Dataset records
begin
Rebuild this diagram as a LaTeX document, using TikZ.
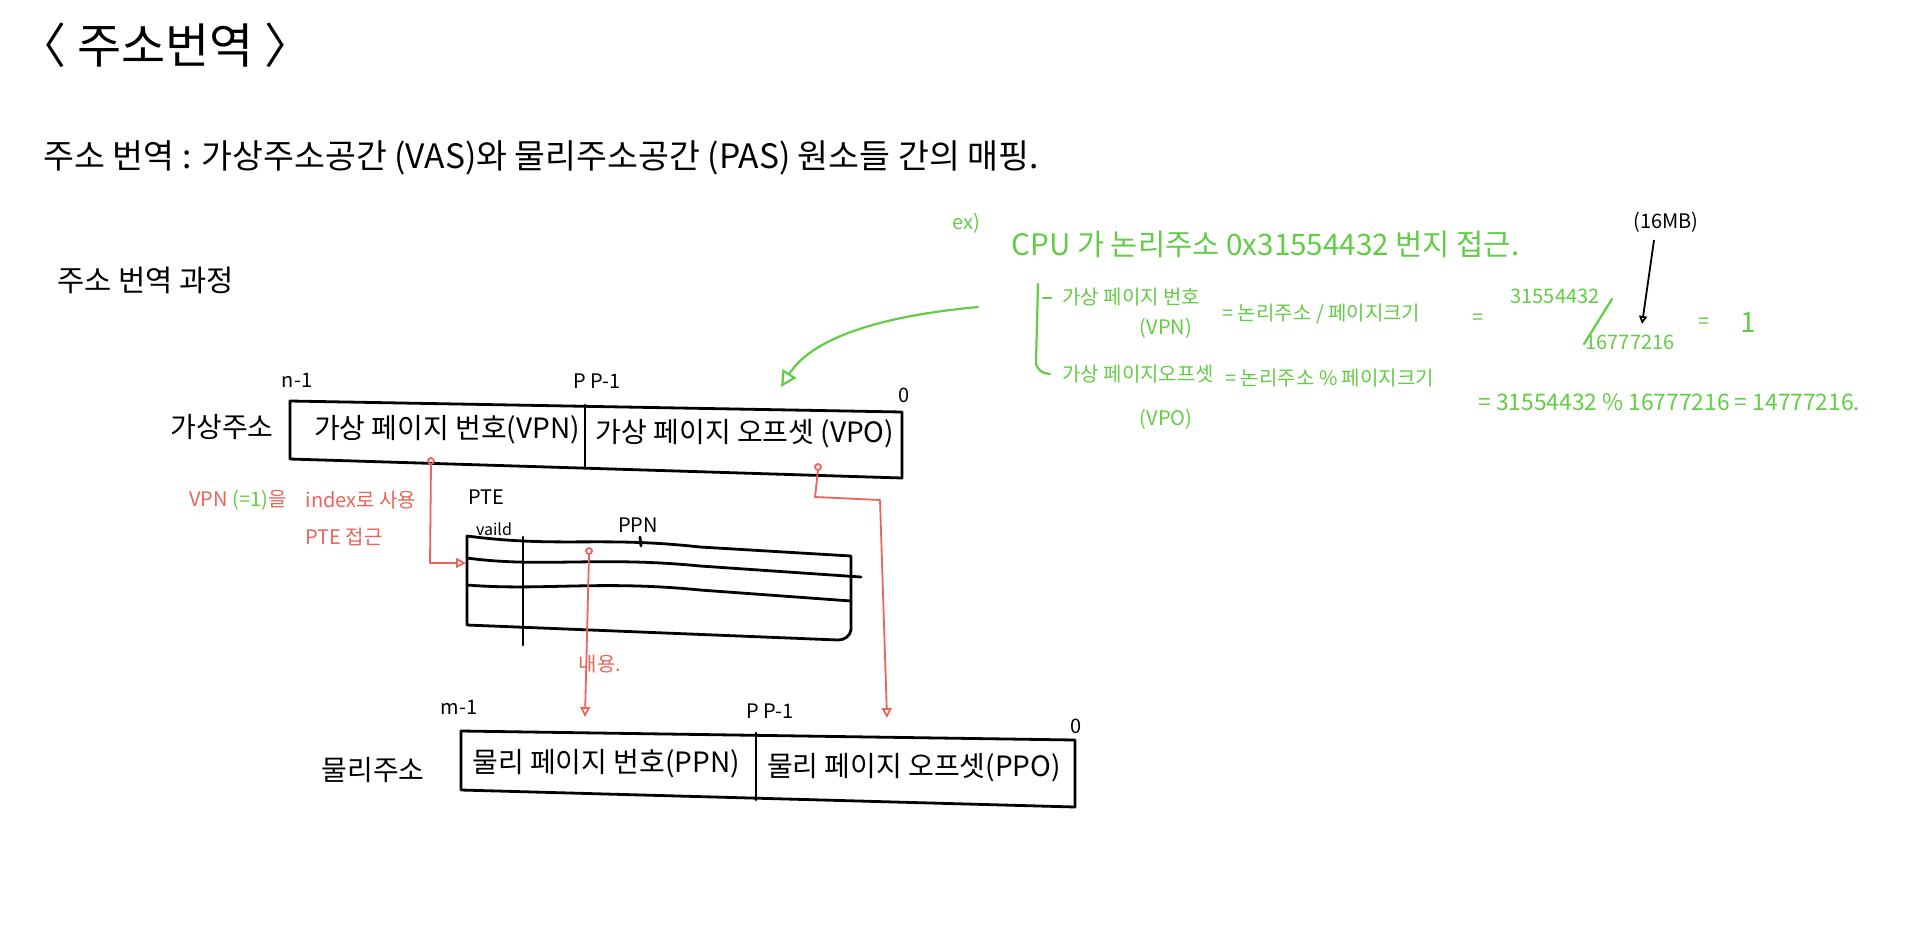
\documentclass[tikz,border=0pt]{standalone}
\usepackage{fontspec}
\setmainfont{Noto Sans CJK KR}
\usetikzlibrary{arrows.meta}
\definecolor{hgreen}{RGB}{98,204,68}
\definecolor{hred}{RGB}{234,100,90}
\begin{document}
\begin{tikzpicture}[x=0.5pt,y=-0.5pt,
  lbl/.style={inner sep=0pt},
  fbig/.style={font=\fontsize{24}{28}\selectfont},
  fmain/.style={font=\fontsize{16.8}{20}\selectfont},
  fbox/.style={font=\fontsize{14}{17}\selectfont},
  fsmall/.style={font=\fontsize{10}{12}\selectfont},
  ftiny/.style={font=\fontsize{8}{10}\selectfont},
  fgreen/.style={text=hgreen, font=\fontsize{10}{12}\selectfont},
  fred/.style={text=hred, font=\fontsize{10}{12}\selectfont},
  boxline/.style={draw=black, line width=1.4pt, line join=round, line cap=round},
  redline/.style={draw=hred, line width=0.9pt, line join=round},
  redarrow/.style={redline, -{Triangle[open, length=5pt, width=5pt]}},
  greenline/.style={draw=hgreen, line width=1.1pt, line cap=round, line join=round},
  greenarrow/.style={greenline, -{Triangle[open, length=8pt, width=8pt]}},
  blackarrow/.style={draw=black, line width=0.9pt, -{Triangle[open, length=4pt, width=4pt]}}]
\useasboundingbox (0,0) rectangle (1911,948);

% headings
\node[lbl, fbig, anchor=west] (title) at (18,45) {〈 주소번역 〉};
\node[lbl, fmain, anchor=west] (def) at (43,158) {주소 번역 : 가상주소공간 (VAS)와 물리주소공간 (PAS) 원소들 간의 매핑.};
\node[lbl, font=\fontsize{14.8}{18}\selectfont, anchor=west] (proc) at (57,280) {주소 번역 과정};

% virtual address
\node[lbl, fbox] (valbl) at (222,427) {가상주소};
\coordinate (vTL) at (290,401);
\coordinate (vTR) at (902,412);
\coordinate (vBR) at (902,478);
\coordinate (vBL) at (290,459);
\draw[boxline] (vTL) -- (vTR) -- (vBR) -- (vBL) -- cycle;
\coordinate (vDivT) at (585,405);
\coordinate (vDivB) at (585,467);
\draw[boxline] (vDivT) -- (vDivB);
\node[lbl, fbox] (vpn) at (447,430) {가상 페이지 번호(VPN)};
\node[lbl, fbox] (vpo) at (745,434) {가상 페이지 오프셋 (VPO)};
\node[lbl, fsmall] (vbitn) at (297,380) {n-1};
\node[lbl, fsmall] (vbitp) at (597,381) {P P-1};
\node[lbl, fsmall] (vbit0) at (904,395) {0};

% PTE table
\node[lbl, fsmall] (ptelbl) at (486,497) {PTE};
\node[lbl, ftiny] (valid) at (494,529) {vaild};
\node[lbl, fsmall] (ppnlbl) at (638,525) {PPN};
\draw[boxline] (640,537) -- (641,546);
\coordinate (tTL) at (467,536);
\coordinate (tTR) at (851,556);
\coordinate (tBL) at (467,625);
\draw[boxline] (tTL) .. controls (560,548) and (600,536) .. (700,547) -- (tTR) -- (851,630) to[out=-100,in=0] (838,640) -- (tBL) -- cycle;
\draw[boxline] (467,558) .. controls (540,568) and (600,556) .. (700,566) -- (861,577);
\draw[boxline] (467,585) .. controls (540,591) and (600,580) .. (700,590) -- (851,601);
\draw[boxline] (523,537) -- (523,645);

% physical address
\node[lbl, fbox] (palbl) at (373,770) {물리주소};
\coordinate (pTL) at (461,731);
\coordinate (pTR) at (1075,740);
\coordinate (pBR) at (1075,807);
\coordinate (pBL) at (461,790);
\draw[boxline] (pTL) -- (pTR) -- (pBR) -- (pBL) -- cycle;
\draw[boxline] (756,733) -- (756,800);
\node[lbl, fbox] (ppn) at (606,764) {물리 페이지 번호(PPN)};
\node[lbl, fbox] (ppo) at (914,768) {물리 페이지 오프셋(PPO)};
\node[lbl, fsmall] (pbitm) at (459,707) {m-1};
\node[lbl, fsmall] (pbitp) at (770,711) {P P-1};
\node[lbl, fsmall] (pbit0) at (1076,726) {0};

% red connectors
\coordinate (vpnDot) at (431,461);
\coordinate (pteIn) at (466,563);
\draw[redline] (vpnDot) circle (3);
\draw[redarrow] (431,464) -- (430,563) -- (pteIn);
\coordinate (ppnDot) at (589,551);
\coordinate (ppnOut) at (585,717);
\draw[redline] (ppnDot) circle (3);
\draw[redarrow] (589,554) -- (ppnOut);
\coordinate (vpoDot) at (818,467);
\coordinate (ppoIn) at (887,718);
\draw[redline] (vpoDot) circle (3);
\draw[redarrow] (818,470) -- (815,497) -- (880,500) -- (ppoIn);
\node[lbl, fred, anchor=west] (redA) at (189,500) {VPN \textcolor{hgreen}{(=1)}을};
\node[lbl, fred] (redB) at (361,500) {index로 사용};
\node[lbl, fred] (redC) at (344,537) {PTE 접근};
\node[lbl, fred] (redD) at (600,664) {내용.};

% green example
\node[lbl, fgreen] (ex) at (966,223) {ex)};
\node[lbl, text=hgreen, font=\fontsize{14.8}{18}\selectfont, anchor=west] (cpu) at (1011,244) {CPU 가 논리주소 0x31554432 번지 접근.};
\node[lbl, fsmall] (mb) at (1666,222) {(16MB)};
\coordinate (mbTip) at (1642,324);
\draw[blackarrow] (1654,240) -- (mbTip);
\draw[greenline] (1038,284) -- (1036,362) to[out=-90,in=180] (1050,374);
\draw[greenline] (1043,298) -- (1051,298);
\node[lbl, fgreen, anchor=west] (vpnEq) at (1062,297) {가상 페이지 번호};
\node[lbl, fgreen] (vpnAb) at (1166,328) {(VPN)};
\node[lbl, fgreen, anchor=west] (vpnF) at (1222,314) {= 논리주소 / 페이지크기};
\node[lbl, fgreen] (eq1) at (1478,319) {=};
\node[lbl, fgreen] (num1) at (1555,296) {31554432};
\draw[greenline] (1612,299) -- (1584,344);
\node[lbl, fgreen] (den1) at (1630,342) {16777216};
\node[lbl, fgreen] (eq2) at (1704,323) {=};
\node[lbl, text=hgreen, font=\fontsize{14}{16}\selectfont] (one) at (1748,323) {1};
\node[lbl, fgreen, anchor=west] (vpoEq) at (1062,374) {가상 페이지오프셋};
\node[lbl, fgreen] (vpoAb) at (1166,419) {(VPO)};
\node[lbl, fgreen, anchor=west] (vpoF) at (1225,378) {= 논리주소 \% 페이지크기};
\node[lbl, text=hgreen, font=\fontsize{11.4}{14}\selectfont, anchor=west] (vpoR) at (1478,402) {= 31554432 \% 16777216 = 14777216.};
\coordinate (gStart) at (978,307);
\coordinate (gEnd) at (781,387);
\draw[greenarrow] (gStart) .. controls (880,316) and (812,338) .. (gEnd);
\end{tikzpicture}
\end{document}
end
begin
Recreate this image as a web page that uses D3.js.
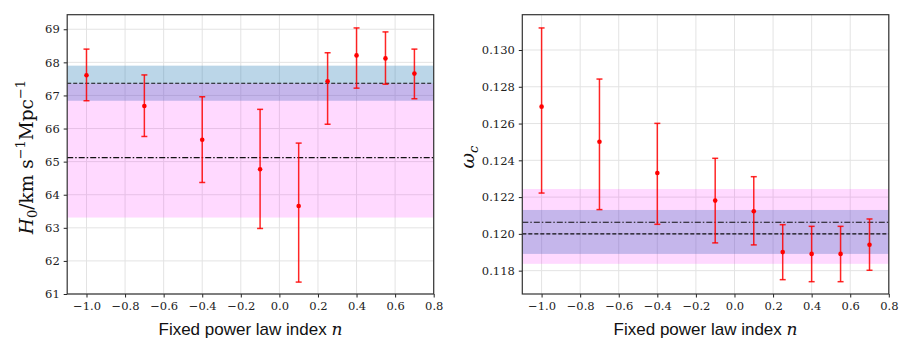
end
begin
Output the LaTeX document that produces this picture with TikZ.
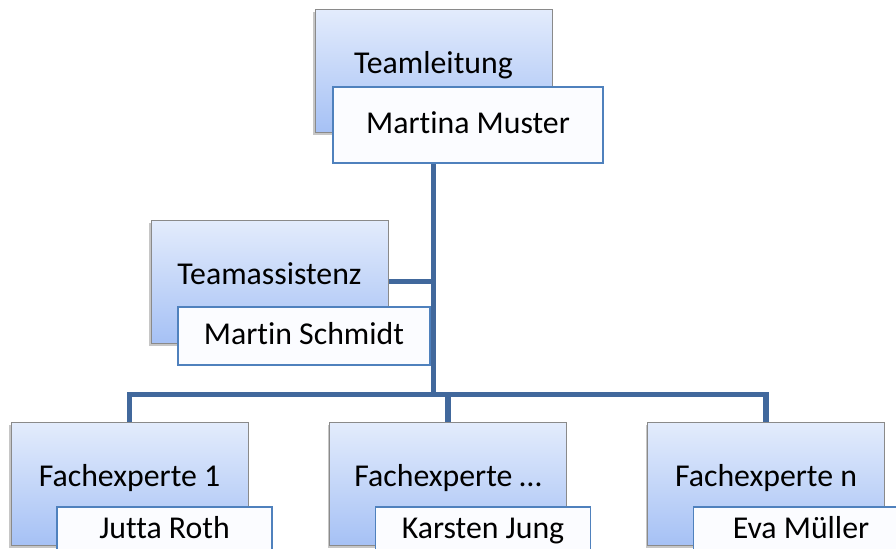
end
The request
Both the line with "Rebuild this diagram" and the line with "fsmall] (vbit0) at" belong in the copy, along with every line between them; set them down exactly and skip the pictures.

The solution
Rebuild this diagram as a LaTeX document, using TikZ.
\documentclass[tikz,border=0pt]{standalone}
\usepackage{fontspec}
\setmainfont{Noto Sans CJK KR}
\usetikzlibrary{arrows.meta}
\definecolor{hgreen}{RGB}{98,204,68}
\definecolor{hred}{RGB}{234,100,90}
\begin{document}
\begin{tikzpicture}[x=0.5pt,y=-0.5pt,
  lbl/.style={inner sep=0pt},
  fbig/.style={font=\fontsize{24}{28}\selectfont},
  fmain/.style={font=\fontsize{16.8}{20}\selectfont},
  fbox/.style={font=\fontsize{14}{17}\selectfont},
  fsmall/.style={font=\fontsize{10}{12}\selectfont},
  ftiny/.style={font=\fontsize{8}{10}\selectfont},
  fgreen/.style={text=hgreen, font=\fontsize{10}{12}\selectfont},
  fred/.style={text=hred, font=\fontsize{10}{12}\selectfont},
  boxline/.style={draw=black, line width=1.4pt, line join=round, line cap=round},
  redline/.style={draw=hred, line width=0.9pt, line join=round},
  redarrow/.style={redline, -{Triangle[open, length=5pt, width=5pt]}},
  greenline/.style={draw=hgreen, line width=1.1pt, line cap=round, line join=round},
  greenarrow/.style={greenline, -{Triangle[open, length=8pt, width=8pt]}},
  blackarrow/.style={draw=black, line width=0.9pt, -{Triangle[open, length=4pt, width=4pt]}}]
\useasboundingbox (0,0) rectangle (1911,948);

% headings
\node[lbl, fbig, anchor=west] (title) at (18,45) {〈 주소번역 〉};
\node[lbl, fmain, anchor=west] (def) at (43,158) {주소 번역 : 가상주소공간 (VAS)와 물리주소공간 (PAS) 원소들 간의 매핑.};
\node[lbl, font=\fontsize{14.8}{18}\selectfont, anchor=west] (proc) at (57,280) {주소 번역 과정};

% virtual address
\node[lbl, fbox] (valbl) at (222,427) {가상주소};
\coordinate (vTL) at (290,401);
\coordinate (vTR) at (902,412);
\coordinate (vBR) at (902,478);
\coordinate (vBL) at (290,459);
\draw[boxline] (vTL) -- (vTR) -- (vBR) -- (vBL) -- cycle;
\coordinate (vDivT) at (585,405);
\coordinate (vDivB) at (585,467);
\draw[boxline] (vDivT) -- (vDivB);
\node[lbl, fbox] (vpn) at (447,430) {가상 페이지 번호(VPN)};
\node[lbl, fbox] (vpo) at (745,434) {가상 페이지 오프셋 (VPO)};
\node[lbl, fsmall] (vbitn) at (297,380) {n-1};
\node[lbl, fsmall] (vbitp) at (597,381) {P P-1};
\node[lbl, fsmall] (vbit0) at (904,395) {0};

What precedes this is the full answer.